● Job:
Send back exactly the lines from the opening line of the records below through the one with "import plotly.graph_objects as go".

● Records supplied:
--- start ---

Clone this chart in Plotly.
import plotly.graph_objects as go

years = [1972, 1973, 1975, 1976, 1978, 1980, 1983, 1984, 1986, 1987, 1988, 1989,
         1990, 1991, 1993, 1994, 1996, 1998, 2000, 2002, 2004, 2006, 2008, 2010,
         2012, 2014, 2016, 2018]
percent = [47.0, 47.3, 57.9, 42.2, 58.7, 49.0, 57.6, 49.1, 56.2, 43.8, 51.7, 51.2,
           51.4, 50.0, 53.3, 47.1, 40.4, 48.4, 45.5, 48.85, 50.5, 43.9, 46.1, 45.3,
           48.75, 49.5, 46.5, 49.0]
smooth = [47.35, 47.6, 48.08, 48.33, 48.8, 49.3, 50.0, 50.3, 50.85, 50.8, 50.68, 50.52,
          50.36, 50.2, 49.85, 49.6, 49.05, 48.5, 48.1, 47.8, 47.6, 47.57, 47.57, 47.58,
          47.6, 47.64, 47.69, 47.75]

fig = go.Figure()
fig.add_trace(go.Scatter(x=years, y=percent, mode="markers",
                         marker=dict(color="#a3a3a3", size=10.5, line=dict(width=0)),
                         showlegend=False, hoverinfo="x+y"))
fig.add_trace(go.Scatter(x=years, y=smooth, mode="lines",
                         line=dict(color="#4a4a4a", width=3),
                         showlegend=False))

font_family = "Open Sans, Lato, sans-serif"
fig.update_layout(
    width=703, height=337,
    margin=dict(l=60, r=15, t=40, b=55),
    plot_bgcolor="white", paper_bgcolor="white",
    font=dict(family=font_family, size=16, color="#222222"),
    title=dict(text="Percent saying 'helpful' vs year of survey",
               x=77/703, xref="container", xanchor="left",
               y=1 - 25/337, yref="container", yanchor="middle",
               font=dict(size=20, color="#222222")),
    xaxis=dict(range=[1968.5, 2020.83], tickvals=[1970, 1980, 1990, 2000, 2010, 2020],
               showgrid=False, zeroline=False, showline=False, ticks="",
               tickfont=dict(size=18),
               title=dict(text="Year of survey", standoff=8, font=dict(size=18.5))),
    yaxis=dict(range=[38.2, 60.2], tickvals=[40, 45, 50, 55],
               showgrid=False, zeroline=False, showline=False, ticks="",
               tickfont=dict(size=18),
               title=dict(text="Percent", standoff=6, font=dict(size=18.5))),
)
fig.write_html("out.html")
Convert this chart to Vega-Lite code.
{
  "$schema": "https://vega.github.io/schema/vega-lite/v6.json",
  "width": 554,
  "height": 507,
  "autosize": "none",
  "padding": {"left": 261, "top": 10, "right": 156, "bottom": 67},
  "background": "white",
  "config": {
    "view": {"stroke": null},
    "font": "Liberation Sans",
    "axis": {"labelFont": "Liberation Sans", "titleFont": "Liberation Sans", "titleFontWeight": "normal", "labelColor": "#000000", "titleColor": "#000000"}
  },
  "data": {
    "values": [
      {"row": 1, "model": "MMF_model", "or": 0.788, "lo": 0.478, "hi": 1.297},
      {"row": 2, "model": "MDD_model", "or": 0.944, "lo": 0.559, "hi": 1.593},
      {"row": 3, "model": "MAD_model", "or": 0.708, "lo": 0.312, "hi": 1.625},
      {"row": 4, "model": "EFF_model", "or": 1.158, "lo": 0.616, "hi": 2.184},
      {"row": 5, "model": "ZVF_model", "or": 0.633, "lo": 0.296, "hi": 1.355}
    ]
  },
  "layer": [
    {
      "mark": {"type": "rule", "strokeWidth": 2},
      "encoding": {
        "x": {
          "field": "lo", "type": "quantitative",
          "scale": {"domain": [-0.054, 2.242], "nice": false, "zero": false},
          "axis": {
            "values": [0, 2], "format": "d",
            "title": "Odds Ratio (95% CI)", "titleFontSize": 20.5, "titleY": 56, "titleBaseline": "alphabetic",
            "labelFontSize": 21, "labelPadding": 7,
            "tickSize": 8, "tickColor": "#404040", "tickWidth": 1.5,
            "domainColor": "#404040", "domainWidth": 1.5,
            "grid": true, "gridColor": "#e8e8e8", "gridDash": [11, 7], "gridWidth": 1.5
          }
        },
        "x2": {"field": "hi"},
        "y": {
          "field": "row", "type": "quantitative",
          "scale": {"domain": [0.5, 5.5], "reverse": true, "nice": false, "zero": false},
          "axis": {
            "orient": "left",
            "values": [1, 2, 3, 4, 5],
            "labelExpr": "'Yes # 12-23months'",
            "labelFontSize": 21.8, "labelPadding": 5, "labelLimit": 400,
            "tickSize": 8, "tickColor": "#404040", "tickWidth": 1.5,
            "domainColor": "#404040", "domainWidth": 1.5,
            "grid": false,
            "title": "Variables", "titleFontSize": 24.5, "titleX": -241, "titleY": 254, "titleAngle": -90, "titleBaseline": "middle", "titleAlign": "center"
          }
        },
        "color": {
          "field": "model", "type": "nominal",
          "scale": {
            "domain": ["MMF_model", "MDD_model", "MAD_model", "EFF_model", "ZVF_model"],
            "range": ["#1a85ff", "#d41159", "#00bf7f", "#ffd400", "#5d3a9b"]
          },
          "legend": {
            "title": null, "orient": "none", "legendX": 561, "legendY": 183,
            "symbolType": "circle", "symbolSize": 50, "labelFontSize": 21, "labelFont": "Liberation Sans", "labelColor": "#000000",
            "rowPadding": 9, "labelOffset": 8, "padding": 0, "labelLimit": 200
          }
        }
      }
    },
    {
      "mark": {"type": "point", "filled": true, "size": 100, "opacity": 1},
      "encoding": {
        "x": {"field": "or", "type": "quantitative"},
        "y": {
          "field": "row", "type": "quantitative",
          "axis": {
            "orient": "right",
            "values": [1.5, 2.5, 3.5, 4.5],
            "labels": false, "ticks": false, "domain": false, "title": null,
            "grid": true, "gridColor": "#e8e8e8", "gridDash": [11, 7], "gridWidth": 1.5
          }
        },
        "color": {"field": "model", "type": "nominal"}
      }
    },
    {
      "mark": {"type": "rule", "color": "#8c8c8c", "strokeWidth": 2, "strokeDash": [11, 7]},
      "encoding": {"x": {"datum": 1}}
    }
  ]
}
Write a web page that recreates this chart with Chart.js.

--- end ---

● Written response:
Clone this chart in Plotly.
import plotly.graph_objects as go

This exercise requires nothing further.